### Problem
Your reply should be one number: the count of lines holding the word "picture".

• • • • • • •

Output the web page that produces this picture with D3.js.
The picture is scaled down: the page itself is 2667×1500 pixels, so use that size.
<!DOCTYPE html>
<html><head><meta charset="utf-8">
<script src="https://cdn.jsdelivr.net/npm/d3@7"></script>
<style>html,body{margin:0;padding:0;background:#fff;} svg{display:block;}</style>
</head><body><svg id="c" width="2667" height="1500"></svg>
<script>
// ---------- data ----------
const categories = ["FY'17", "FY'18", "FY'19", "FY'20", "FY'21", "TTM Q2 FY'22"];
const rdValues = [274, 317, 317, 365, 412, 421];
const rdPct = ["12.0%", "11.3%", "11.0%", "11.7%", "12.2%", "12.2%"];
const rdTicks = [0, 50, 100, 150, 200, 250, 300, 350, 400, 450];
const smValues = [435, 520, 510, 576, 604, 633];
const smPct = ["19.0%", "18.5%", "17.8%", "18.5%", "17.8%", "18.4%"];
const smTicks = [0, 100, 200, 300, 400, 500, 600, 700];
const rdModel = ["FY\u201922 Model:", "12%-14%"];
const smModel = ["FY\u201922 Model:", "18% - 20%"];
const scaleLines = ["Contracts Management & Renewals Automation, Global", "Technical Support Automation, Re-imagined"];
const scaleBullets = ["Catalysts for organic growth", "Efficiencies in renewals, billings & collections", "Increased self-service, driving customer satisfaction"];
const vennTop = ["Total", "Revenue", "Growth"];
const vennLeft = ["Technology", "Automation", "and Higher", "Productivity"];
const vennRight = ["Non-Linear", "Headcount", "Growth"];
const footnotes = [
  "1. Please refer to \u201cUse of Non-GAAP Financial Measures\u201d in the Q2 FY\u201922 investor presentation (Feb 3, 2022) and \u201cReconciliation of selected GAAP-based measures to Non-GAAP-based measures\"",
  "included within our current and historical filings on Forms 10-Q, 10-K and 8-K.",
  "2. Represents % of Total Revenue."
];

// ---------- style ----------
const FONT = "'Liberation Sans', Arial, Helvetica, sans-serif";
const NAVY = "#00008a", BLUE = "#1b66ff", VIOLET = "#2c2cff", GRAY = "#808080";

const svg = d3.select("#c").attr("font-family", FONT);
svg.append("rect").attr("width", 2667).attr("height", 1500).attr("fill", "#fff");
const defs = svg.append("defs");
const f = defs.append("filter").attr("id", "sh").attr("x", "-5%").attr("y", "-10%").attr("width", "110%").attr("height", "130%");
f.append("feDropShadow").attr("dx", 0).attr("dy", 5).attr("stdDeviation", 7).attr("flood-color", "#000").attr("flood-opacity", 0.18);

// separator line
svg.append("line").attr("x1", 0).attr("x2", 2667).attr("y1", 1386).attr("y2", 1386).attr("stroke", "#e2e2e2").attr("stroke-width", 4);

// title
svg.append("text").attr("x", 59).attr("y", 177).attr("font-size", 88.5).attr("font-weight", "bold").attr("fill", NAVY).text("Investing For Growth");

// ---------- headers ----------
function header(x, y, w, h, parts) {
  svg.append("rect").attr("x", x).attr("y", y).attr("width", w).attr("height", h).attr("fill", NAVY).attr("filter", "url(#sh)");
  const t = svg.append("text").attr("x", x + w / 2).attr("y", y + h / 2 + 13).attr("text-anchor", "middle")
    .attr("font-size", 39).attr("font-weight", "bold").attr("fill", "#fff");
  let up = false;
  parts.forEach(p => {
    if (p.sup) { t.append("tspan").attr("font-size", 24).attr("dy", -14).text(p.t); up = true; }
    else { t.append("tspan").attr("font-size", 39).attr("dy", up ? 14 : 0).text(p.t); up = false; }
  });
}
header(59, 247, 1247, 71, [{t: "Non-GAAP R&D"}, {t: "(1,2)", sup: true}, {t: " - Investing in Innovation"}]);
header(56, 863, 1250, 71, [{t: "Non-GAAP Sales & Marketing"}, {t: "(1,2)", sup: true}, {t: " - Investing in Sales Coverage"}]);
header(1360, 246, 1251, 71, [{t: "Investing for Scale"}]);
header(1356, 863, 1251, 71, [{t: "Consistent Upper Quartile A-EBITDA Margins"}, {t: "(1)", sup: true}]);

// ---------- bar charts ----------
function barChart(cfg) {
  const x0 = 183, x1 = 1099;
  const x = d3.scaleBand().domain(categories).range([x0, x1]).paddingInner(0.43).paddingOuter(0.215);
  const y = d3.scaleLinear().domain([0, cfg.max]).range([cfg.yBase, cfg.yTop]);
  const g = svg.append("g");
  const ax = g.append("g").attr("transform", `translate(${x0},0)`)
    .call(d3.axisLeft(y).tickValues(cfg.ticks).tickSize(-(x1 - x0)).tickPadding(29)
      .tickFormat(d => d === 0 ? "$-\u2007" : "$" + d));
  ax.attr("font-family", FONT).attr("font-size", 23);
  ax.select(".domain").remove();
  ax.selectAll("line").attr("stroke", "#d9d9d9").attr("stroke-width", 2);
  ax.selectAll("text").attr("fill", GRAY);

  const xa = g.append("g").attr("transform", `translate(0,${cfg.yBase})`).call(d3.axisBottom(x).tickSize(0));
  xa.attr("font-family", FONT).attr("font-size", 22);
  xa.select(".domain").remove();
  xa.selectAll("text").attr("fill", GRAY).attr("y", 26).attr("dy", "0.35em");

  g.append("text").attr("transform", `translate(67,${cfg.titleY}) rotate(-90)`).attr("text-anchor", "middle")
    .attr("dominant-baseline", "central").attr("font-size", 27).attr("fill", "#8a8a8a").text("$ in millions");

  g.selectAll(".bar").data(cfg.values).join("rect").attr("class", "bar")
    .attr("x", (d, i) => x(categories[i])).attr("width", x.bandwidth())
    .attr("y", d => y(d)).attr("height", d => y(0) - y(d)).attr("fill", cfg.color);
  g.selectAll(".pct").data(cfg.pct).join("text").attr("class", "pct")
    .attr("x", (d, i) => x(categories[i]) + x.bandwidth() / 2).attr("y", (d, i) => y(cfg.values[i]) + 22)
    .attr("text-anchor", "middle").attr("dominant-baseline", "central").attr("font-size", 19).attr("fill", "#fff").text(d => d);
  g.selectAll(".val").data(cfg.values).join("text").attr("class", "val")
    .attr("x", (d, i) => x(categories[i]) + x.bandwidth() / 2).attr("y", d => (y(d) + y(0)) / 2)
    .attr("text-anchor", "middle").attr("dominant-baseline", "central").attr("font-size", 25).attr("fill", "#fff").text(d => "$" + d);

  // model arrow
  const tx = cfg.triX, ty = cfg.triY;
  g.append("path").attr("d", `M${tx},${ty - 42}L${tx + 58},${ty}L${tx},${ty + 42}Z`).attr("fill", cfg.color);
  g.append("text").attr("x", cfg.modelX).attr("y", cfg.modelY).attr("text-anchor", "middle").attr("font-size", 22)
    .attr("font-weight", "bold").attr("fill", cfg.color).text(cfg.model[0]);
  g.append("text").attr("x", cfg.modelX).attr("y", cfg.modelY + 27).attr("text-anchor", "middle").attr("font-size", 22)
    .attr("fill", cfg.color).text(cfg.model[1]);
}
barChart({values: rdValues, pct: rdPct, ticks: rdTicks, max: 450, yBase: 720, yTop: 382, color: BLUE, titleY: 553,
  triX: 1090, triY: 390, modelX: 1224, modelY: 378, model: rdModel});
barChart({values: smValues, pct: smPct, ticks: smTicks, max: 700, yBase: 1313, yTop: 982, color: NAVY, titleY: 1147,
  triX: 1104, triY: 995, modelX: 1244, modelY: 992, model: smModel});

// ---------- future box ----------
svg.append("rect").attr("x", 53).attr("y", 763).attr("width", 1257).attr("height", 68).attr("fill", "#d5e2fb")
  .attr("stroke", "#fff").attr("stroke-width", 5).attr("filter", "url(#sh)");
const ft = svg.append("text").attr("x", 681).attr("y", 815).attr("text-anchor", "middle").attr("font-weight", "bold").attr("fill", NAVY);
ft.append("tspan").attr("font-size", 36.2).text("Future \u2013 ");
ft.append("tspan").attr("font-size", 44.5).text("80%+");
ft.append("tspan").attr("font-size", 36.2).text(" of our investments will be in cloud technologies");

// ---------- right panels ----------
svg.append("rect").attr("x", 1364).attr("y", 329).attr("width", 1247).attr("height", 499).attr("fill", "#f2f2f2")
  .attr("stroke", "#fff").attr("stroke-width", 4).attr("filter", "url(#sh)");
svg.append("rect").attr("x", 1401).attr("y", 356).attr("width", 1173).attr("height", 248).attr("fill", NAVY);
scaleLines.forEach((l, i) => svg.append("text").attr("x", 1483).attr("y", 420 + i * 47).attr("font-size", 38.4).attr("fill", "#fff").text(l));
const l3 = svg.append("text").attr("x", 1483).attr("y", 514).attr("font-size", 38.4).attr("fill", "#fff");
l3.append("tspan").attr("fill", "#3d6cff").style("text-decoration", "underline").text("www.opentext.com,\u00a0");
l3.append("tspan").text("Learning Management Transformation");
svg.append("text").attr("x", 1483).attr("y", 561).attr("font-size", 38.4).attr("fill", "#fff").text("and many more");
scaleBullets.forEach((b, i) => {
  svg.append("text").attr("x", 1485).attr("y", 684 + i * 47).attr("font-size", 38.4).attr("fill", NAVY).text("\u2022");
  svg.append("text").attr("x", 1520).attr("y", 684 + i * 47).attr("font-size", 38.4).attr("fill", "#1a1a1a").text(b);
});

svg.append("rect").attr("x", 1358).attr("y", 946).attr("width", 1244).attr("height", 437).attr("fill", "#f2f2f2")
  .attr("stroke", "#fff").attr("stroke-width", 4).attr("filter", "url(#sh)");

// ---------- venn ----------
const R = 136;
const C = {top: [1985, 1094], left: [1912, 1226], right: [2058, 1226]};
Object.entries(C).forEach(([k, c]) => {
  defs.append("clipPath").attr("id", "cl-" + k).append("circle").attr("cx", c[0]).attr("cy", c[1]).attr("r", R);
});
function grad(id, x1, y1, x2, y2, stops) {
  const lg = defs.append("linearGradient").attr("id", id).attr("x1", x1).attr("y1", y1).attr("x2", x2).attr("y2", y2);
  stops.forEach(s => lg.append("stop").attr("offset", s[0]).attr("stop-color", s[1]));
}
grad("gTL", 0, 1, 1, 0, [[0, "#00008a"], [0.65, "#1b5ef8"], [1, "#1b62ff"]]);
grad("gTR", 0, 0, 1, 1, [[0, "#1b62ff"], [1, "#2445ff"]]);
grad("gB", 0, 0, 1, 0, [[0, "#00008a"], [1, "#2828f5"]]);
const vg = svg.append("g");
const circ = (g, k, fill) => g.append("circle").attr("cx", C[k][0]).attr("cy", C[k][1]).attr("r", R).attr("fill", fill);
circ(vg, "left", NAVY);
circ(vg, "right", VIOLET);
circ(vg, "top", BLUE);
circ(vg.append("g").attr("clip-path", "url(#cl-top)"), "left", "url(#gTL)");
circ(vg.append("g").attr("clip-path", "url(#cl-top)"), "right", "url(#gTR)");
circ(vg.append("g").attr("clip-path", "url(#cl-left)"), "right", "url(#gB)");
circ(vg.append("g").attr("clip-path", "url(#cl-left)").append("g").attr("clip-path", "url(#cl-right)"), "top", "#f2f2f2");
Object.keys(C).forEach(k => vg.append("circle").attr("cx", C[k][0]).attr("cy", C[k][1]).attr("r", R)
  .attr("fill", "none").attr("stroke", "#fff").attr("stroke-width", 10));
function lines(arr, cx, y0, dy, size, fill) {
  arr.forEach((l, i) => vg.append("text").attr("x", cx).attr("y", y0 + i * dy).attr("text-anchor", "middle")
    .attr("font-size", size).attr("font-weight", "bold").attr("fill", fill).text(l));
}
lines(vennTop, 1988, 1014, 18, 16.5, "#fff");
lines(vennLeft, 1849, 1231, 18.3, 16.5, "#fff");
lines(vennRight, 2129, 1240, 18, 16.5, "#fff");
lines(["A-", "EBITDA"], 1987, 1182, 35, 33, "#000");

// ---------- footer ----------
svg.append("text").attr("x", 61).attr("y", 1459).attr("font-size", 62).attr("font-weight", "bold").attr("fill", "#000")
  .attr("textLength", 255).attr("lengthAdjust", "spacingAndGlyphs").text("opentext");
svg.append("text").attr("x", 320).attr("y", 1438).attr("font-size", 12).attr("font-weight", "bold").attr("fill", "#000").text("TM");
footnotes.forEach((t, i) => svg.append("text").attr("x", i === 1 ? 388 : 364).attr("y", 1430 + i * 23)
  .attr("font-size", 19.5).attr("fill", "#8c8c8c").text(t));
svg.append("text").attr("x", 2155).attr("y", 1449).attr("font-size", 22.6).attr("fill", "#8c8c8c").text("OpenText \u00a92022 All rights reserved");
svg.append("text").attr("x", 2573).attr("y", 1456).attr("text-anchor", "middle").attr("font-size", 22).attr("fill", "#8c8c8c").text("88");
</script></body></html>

• • • • • • •

### Task output
2